* DATA PROVIDED:
....................

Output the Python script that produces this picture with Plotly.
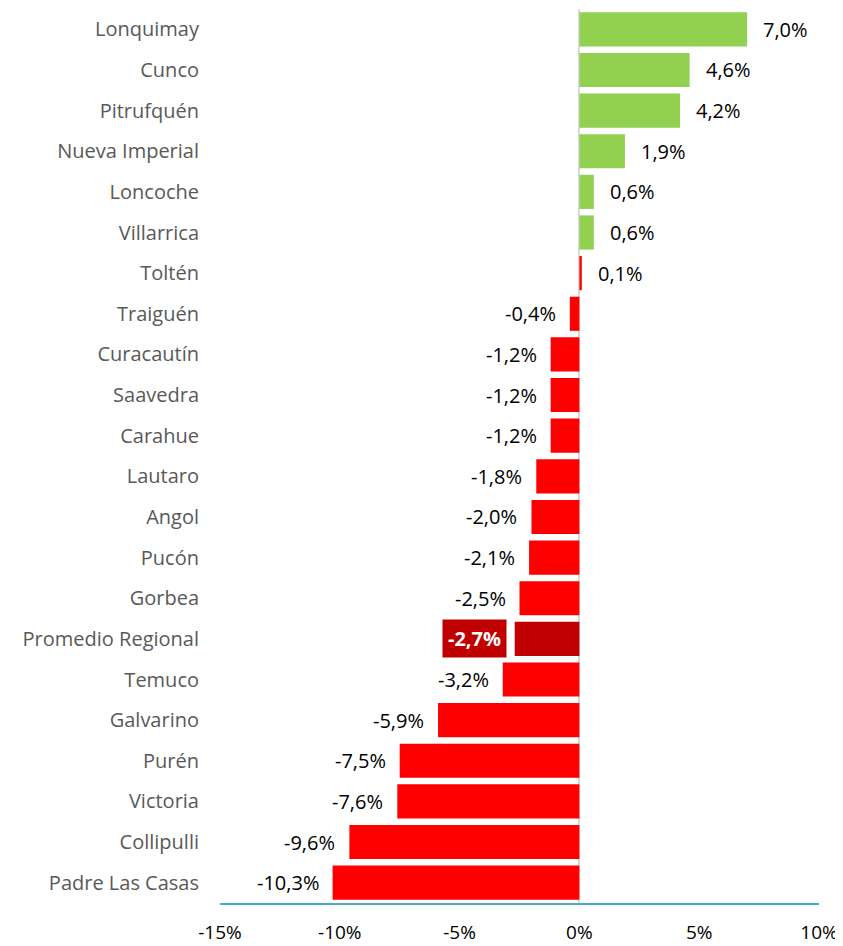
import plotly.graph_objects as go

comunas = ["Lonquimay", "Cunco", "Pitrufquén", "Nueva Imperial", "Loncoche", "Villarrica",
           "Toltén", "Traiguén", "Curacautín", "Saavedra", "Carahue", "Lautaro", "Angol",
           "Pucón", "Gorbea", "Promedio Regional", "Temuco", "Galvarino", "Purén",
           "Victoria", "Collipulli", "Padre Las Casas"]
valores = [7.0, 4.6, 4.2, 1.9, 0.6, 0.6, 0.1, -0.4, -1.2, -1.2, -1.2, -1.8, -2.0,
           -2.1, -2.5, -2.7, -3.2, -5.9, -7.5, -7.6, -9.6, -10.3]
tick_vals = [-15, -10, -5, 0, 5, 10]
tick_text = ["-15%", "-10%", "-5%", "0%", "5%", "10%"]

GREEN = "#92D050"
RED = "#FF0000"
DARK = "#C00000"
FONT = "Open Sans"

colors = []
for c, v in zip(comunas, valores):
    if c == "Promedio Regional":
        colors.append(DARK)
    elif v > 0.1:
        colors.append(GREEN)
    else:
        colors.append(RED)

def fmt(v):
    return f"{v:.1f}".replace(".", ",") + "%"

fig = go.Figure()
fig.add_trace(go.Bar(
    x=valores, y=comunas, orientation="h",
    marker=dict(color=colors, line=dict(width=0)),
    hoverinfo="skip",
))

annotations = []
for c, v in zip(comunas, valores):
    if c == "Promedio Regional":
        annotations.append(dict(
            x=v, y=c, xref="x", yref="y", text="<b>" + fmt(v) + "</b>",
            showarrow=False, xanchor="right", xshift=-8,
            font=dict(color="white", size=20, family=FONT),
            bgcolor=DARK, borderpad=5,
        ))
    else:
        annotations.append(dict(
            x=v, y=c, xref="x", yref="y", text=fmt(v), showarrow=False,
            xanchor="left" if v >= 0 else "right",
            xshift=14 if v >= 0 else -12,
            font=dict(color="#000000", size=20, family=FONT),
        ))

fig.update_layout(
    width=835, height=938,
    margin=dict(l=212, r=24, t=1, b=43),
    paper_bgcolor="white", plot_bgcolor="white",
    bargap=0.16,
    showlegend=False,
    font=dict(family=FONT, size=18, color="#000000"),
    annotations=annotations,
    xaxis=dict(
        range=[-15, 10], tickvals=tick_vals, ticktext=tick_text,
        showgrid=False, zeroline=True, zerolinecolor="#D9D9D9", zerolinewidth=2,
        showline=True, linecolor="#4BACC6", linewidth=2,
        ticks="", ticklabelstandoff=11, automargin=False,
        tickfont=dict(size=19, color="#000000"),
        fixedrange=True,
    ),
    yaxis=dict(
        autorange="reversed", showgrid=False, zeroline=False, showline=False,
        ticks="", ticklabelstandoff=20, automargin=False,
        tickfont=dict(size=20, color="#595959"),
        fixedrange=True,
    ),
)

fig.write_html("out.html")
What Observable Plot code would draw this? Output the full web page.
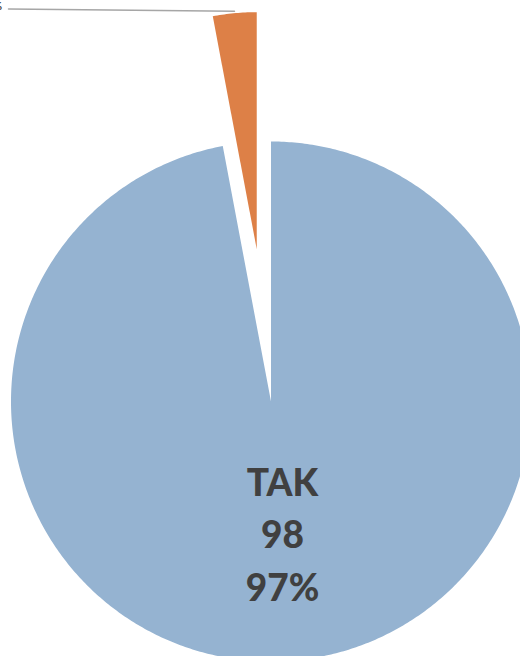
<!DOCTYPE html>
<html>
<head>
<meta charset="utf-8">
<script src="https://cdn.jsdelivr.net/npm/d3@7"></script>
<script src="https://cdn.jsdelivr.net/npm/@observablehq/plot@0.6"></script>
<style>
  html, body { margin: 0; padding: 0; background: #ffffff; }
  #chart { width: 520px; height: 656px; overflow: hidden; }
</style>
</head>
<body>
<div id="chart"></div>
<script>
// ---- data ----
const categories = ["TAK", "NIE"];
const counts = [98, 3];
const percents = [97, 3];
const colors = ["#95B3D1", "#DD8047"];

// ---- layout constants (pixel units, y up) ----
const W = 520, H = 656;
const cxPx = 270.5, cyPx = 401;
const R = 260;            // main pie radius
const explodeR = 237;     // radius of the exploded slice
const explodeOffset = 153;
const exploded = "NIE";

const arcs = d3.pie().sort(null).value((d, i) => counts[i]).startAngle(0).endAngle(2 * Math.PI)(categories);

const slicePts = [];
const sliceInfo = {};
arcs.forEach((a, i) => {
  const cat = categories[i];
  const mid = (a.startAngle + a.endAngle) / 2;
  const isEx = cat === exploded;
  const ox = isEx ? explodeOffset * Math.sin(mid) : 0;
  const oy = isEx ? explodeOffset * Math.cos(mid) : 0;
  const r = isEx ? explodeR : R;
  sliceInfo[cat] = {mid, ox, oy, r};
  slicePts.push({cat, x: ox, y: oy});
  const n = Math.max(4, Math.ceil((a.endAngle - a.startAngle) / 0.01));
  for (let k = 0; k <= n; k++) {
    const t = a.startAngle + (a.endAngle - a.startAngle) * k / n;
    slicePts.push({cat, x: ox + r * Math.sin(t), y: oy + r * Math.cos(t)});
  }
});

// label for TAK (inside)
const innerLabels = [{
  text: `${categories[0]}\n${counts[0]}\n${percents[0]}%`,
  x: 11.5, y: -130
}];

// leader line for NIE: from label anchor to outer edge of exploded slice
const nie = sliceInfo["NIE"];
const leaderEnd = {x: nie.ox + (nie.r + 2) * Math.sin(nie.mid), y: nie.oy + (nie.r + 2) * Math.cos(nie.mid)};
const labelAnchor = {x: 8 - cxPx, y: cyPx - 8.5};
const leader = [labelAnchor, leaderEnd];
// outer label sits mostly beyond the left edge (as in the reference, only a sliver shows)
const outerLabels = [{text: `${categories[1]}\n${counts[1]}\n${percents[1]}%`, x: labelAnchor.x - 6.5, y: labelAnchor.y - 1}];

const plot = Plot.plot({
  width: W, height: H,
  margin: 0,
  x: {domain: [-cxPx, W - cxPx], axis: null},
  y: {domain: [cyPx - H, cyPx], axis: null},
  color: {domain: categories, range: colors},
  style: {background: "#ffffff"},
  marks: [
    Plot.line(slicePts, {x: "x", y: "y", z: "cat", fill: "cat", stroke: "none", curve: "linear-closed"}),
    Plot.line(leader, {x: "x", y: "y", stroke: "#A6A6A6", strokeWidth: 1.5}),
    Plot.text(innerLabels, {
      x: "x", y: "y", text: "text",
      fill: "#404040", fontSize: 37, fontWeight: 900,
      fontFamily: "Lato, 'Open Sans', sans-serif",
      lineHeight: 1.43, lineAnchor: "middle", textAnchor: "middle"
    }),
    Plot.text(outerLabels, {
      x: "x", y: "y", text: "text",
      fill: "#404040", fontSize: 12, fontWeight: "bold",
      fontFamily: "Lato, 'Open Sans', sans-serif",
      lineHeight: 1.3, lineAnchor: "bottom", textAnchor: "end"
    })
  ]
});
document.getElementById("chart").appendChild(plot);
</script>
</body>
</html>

....................

* CHALLENGE:
Without including any picture, retype the entries exactly.

* RESULT:
Output the Python script that produces this picture with Plotly.
import plotly.graph_objects as go

comunas = ["Lonquimay", "Cunco", "Pitrufquén", "Nueva Imperial", "Loncoche", "Villarrica",
           "Toltén", "Traiguén", "Curacautín", "Saavedra", "Carahue", "Lautaro", "Angol",
           "Pucón", "Gorbea", "Promedio Regional", "Temuco", "Galvarino", "Purén",
           "Victoria", "Collipulli", "Padre Las Casas"]
valores = [7.0, 4.6, 4.2, 1.9, 0.6, 0.6, 0.1, -0.4, -1.2, -1.2, -1.2, -1.8, -2.0,
           -2.1, -2.5, -2.7, -3.2, -5.9, -7.5, -7.6, -9.6, -10.3]
tick_vals = [-15, -10, -5, 0, 5, 10]
tick_text = ["-15%", "-10%", "-5%", "0%", "5%", "10%"]

GREEN = "#92D050"
RED = "#FF0000"
DARK = "#C00000"
FONT = "Open Sans"

colors = []
for c, v in zip(comunas, valores):
    if c == "Promedio Regional":
        colors.append(DARK)
    elif v > 0.1:
        colors.append(GREEN)
    else:
        colors.append(RED)

def fmt(v):
    return f"{v:.1f}".replace(".", ",") + "%"

fig = go.Figure()
fig.add_trace(go.Bar(
    x=valores, y=comunas, orientation="h",
    marker=dict(color=colors, line=dict(width=0)),
    hoverinfo="skip",
))

annotations = []
for c, v in zip(comunas, valores):
    if c == "Promedio Regional":
        annotations.append(dict(
            x=v, y=c, xref="x", yref="y", text="<b>" + fmt(v) + "</b>",
            showarrow=False, xanchor="right", xshift=-8,
            font=dict(color="white", size=20, family=FONT),
            bgcolor=DARK, borderpad=5,
        ))
    else:
        annotations.append(dict(
            x=v, y=c, xref="x", yref="y", text=fmt(v), showarrow=False,
            xanchor="left" if v >= 0 else "right",
            xshift=14 if v >= 0 else -12,
            font=dict(color="#000000", size=20, family=FONT),
        ))

fig.update_layout(
    width=835, height=938,
    margin=dict(l=212, r=24, t=1, b=43),
    paper_bgcolor="white", plot_bgcolor="white",
    bargap=0.16,
    showlegend=False,
    font=dict(family=FONT, size=18, color="#000000"),
    annotations=annotations,
    xaxis=dict(
        range=[-15, 10], tickvals=tick_vals, ticktext=tick_text,
        showgrid=False, zeroline=True, zerolinecolor="#D9D9D9", zerolinewidth=2,
        showline=True, linecolor="#4BACC6", linewidth=2,
        ticks="", ticklabelstandoff=11, automargin=False,
        tickfont=dict(size=19, color="#000000"),
        fixedrange=True,
    ),
    yaxis=dict(
        autorange="reversed", showgrid=False, zeroline=False, showline=False,
        ticks="", ticklabelstandoff=20, automargin=False,
        tickfont=dict(size=20, color="#595959"),
        fixedrange=True,
    ),
)

fig.write_html("out.html")
What Observable Plot code would draw this? Output the full web page.
<!DOCTYPE html>
<html>
<head>
<meta charset="utf-8">
<script src="https://cdn.jsdelivr.net/npm/d3@7"></script>
<script src="https://cdn.jsdelivr.net/npm/@observablehq/plot@0.6"></script>
<style>
  html, body { margin: 0; padding: 0; background: #ffffff; }
  #chart { width: 520px; height: 656px; overflow: hidden; }
</style>
</head>
<body>
<div id="chart"></div>
<script>
// ---- data ----
const categories = ["TAK", "NIE"];
const counts = [98, 3];
const percents = [97, 3];
const colors = ["#95B3D1", "#DD8047"];

// ---- layout constants (pixel units, y up) ----
const W = 520, H = 656;
const cxPx = 270.5, cyPx = 401;
const R = 260;            // main pie radius
const explodeR = 237;     // radius of the exploded slice
const explodeOffset = 153;
const exploded = "NIE";

const arcs = d3.pie().sort(null).value((d, i) => counts[i]).startAngle(0).endAngle(2 * Math.PI)(categories);

const slicePts = [];
const sliceInfo = {};
arcs.forEach((a, i) => {
  const cat = categories[i];
  const mid = (a.startAngle + a.endAngle) / 2;
  const isEx = cat === exploded;
  const ox = isEx ? explodeOffset * Math.sin(mid) : 0;
  const oy = isEx ? explodeOffset * Math.cos(mid) : 0;
  const r = isEx ? explodeR : R;
  sliceInfo[cat] = {mid, ox, oy, r};
  slicePts.push({cat, x: ox, y: oy});
  const n = Math.max(4, Math.ceil((a.endAngle - a.startAngle) / 0.01));
  for (let k = 0; k <= n; k++) {
    const t = a.startAngle + (a.endAngle - a.startAngle) * k / n;
    slicePts.push({cat, x: ox + r * Math.sin(t), y: oy + r * Math.cos(t)});
  }
});

// label for TAK (inside)
const innerLabels = [{
  text: `${categories[0]}\n${counts[0]}\n${percents[0]}%`,
  x: 11.5, y: -130
}];

// leader line for NIE: from label anchor to outer edge of exploded slice
const nie = sliceInfo["NIE"];
const leaderEnd = {x: nie.ox + (nie.r + 2) * Math.sin(nie.mid), y: nie.oy + (nie.r + 2) * Math.cos(nie.mid)};
const labelAnchor = {x: 8 - cxPx, y: cyPx - 8.5};
const leader = [labelAnchor, leaderEnd];
// outer label sits mostly beyond the left edge (as in the reference, only a sliver shows)
const outerLabels = [{text: `${categories[1]}\n${counts[1]}\n${percents[1]}%`, x: labelAnchor.x - 6.5, y: labelAnchor.y - 1}];

const plot = Plot.plot({
  width: W, height: H,
  margin: 0,
  x: {domain: [-cxPx, W - cxPx], axis: null},
  y: {domain: [cyPx - H, cyPx], axis: null},
  color: {domain: categories, range: colors},
  style: {background: "#ffffff"},
  marks: [
    Plot.line(slicePts, {x: "x", y: "y", z: "cat", fill: "cat", stroke: "none", curve: "linear-closed"}),
    Plot.line(leader, {x: "x", y: "y", stroke: "#A6A6A6", strokeWidth: 1.5}),
    Plot.text(innerLabels, {
      x: "x", y: "y", text: "text",
      fill: "#404040", fontSize: 37, fontWeight: 900,
      fontFamily: "Lato, 'Open Sans', sans-serif",
      lineHeight: 1.43, lineAnchor: "middle", textAnchor: "middle"
    }),
    Plot.text(outerLabels, {
      x: "x", y: "y", text: "text",
      fill: "#404040", fontSize: 12, fontWeight: "bold",
      fontFamily: "Lato, 'Open Sans', sans-serif",
      lineHeight: 1.3, lineAnchor: "bottom", textAnchor: "end"
    })
  ]
});
document.getElementById("chart").appendChild(plot);
</script>
</body>
</html>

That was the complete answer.